22. An underground installation location determining software stored on a storage medium to analyze a pipeline, the software comprising programming instructions that, if executed, enable a processor to:

receive a first data set transmitted from a non-invasive underground structure detection system configured to scan a survey area that includes at least one underground installation, wherein the first data set is at least partially representative of the survey area;

receive a second data set transmitted from at least one analyzer mechanism configured to measure at least one physical characteristic associated with the at least one underground installation, wherein the second data set is at least partially representative of the at least one physical characteristic; and

determine location data related to the at least one underground installation based at least in part on the first and second transmitted data sets.

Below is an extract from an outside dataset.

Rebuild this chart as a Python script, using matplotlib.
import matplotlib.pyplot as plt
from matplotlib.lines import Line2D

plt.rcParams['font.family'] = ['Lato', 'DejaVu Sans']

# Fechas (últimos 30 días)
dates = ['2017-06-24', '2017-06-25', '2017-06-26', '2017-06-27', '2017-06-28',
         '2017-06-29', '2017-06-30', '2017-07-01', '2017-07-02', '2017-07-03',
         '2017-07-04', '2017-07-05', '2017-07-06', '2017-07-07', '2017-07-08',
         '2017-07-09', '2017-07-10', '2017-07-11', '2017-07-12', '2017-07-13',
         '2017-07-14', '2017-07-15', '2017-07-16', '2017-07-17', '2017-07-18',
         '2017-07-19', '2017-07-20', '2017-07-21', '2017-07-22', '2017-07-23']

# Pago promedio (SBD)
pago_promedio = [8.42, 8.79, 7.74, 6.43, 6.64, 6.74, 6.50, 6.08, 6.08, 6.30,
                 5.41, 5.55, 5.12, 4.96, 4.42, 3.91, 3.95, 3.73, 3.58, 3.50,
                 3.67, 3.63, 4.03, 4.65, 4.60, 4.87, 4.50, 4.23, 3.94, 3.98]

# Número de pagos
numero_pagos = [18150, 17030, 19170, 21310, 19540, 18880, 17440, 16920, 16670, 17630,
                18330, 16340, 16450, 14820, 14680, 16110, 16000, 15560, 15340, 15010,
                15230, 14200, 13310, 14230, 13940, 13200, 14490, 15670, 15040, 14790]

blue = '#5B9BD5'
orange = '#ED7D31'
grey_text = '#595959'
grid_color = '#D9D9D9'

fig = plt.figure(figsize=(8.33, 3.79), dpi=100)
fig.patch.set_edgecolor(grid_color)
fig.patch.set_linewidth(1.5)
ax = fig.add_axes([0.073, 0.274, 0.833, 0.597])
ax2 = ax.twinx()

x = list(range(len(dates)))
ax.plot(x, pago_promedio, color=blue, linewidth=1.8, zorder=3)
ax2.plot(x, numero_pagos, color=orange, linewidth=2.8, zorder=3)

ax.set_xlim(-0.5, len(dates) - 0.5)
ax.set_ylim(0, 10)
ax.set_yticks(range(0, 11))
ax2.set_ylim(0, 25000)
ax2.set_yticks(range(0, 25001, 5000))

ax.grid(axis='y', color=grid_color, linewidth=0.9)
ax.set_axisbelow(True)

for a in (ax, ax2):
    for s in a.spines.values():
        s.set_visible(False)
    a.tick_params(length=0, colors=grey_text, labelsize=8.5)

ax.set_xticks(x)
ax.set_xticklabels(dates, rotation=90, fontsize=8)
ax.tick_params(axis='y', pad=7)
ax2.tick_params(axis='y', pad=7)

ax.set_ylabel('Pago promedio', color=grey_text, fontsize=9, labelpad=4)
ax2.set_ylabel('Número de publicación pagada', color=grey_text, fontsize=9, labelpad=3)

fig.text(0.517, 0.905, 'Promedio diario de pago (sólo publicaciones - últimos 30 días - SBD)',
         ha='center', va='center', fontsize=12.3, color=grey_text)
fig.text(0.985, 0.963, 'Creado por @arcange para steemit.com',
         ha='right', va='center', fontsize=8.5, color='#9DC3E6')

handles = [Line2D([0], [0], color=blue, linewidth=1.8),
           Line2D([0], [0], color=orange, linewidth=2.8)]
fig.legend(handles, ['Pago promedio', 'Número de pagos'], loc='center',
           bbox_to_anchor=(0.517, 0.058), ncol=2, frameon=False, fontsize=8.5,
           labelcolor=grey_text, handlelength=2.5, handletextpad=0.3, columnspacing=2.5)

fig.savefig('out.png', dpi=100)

23. A method for determining location data related to at least one underground installation, comprising:

scanning a survey area with a non-invasive underground structure detection system, thereby creating a scanned data set at least partially representative of the survey area;

transmitting, from the non-invasive underground structure detection system, at least a portion of the scanned data set;

measuring, by at least one analyzer mechanism, at least one physical characteristic of at least one underground installation, thereby creating a measurement data set at least partially representative of the at least one physical characteristic;

transmitting, from the at least one analyzer mechanism, at least a portion of the measurement data set;

receiving the transmitted scanned data set and measurement data set on at least one computer; and

determining location data related to the at least one underground installation based at least in part on the scanned data set and the measurement data set.

24. The method defined in claim 23, wherein the step of determining location data related to the at least one underground installation based at least in part on the scanned and measurement data sets includes generating a first model based at least in part on the scanned data set and generating a second model based at least in part on the first model and the measurement data set.